PJ: I wouldn’t say that if only because I think it would be unfair of me to assume they are the same as what I had as a student here. Individual students have different expectations. My goal is to meet as many of those expectations as I can, but I also think that they have changed over the course of the last ten years, and - on the whole - the students at DePauw are probably better students than when I was here. So I am eager to see how that part has changed and how the student body, academics and extracurricular activities have changed.
TDP: What would you say was your best experience as a DePauw student?
PJ: My DePauw experience was positive in a variety of ways, but I would have to say – and not to detract from the DePauw experience – my best experience came from studying abroad in Barcelona.
TDP: Were you asked to come back or was it as a volunteer?

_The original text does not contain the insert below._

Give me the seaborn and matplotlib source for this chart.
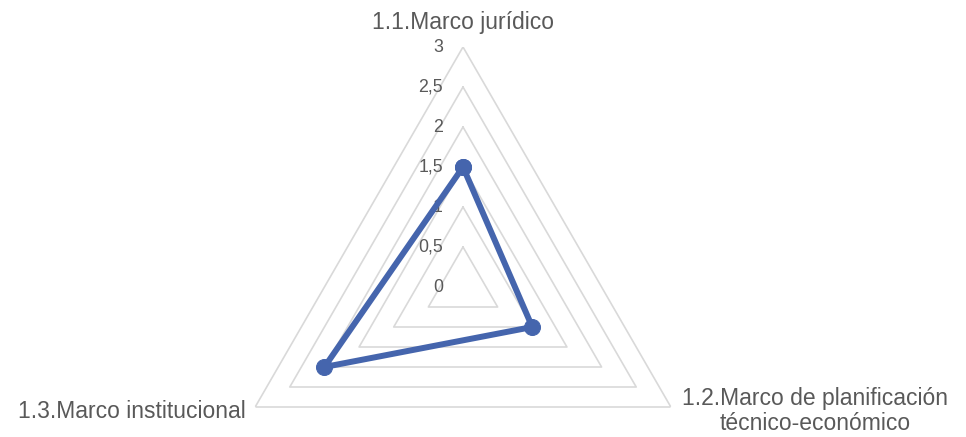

PJ: That program wasn’t around when I was a student here, but I was asked to come back to sort of get that program off the ground, if you will, because Bob Herschberger managed to get a donation from alumnus. The idea was that it was going to be immersion-based. I had just finished my Masters through Middlebury, which has an immersion model, so I had that experience and was called upon to bring that to the table.
TDP: So you’re here for a while then?
PJ: I’m here to stay. Hopefully. I know for a fact that I will be teaching a seminar for Spanish majors next semester.
TDP: And what are you looking forward to most?
PJ: I’m looking forward to a lot of things, but most of all being that student-centered interaction that I missed at my previous institution. Things like being able to get to know my students much better than I would have been able to do at a different institution or working with my students on that one-on-one capacity and on projects outside the classroom.